> [Description of the task]:
Output every entry exactly as written, but omit the pictures.

> [Material shown]:
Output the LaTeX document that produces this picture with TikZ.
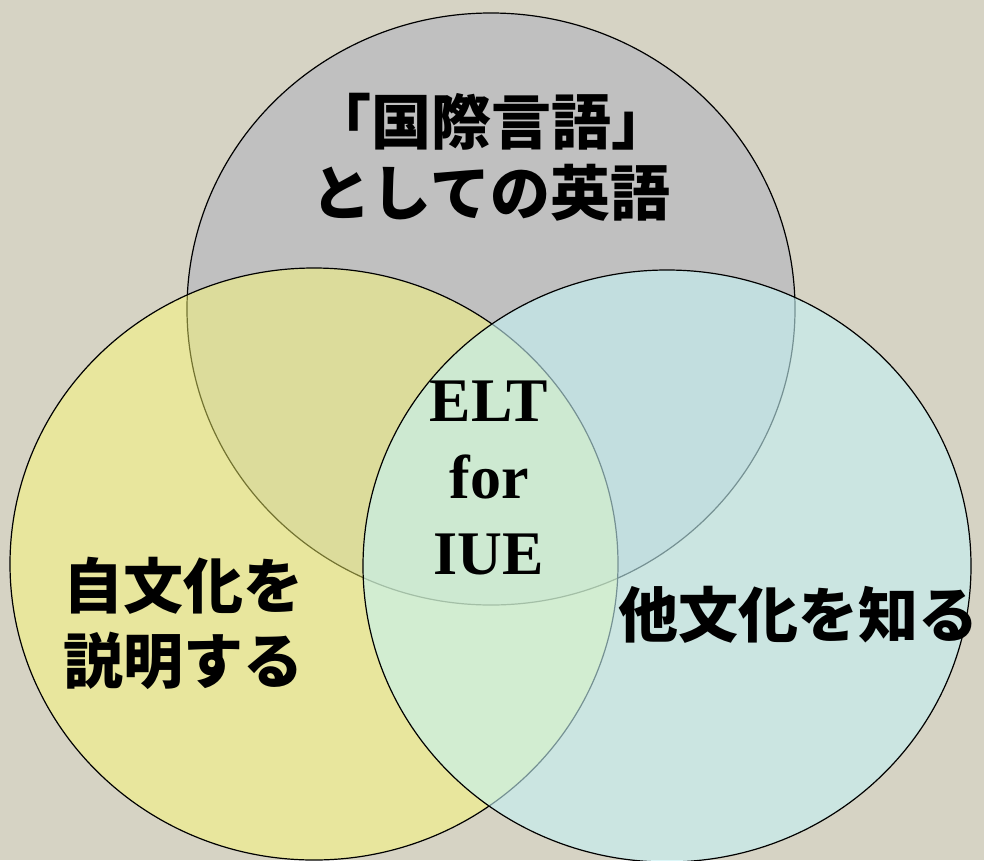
\documentclass[tikz,border=0pt]{standalone}
\usepackage{fontspec}
\setmainfont{Liberation Serif}
\newfontfamily\jpfont{Noto Sans CJK JP}
\definecolor{bgcol}{RGB}{214,211,196}
\definecolor{topfill}{RGB}{192,192,192}
\definecolor{leftfill}{RGB}{255,255,110}
\definecolor{rightfill}{RGB}{196,242,245}
\tikzset{
  venn/.style={draw=black, line width=1.2pt},
  jptext/.style={font=\jpfont\bfseries\fontsize{60}{71}\selectfont, align=center, inner sep=0pt},
  entext/.style={font=\bfseries\fontsize{62}{76.5}\selectfont, align=center, inner sep=0pt}
}
\begin{document}
\begin{tikzpicture}[x=1pt,y=-1pt]
\fill[bgcol] (0,0) rectangle (984,860);
\useasboundingbox (0,0) rectangle (984,860);
% circles
\draw[venn, fill=topfill] (491,309) ellipse [x radius=304pt, y radius=296pt];
\draw[venn, fill=leftfill, fill opacity=0.45] (314,564) ellipse [x radius=304pt, y radius=296pt];
\draw[venn, fill=rightfill, fill opacity=0.6] (667,566) ellipse [x radius=304pt, y radius=296pt];
% texts
\node[jptext] (toplabel) at (491,157.5) {「国際言語」\\としての英語};
\node[jptext, font=\jpfont\bfseries\fontsize{60}{75}\selectfont] (leftlabel) at (183,623.5) {自文化を\\説明する};
\node[jptext] (rightlabel) at (798,615) {他文化を知る};
\node[entext] (center) at (489,478) {ELT\\for\\IUE};
\end{tikzpicture}
\end{document}
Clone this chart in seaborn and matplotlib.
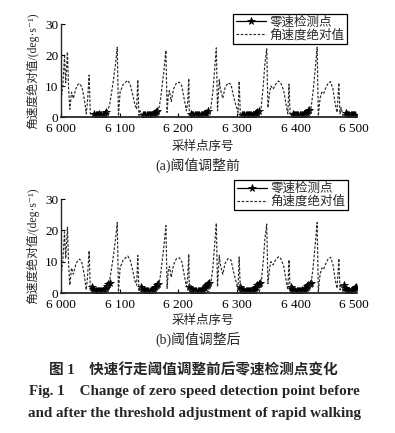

> [Finished exercise]:
Output the LaTeX document that produces this picture with TikZ.
\documentclass[tikz,border=0pt]{standalone}
\usepackage{fontspec}
\setmainfont{Liberation Serif}
\newfontfamily\jpfont{Noto Sans CJK JP}
\definecolor{bgcol}{RGB}{214,211,196}
\definecolor{topfill}{RGB}{192,192,192}
\definecolor{leftfill}{RGB}{255,255,110}
\definecolor{rightfill}{RGB}{196,242,245}
\tikzset{
  venn/.style={draw=black, line width=1.2pt},
  jptext/.style={font=\jpfont\bfseries\fontsize{60}{71}\selectfont, align=center, inner sep=0pt},
  entext/.style={font=\bfseries\fontsize{62}{76.5}\selectfont, align=center, inner sep=0pt}
}
\begin{document}
\begin{tikzpicture}[x=1pt,y=-1pt]
\fill[bgcol] (0,0) rectangle (984,860);
\useasboundingbox (0,0) rectangle (984,860);
% circles
\draw[venn, fill=topfill] (491,309) ellipse [x radius=304pt, y radius=296pt];
\draw[venn, fill=leftfill, fill opacity=0.45] (314,564) ellipse [x radius=304pt, y radius=296pt];
\draw[venn, fill=rightfill, fill opacity=0.6] (667,566) ellipse [x radius=304pt, y radius=296pt];
% texts
\node[jptext] (toplabel) at (491,157.5) {「国際言語」\\としての英語};
\node[jptext, font=\jpfont\bfseries\fontsize{60}{75}\selectfont] (leftlabel) at (183,623.5) {自文化を\\説明する};
\node[jptext] (rightlabel) at (798,615) {他文化を知る};
\node[entext] (center) at (489,478) {ELT\\for\\IUE};
\end{tikzpicture}
\end{document}
Clone this chart in seaborn and matplotlib.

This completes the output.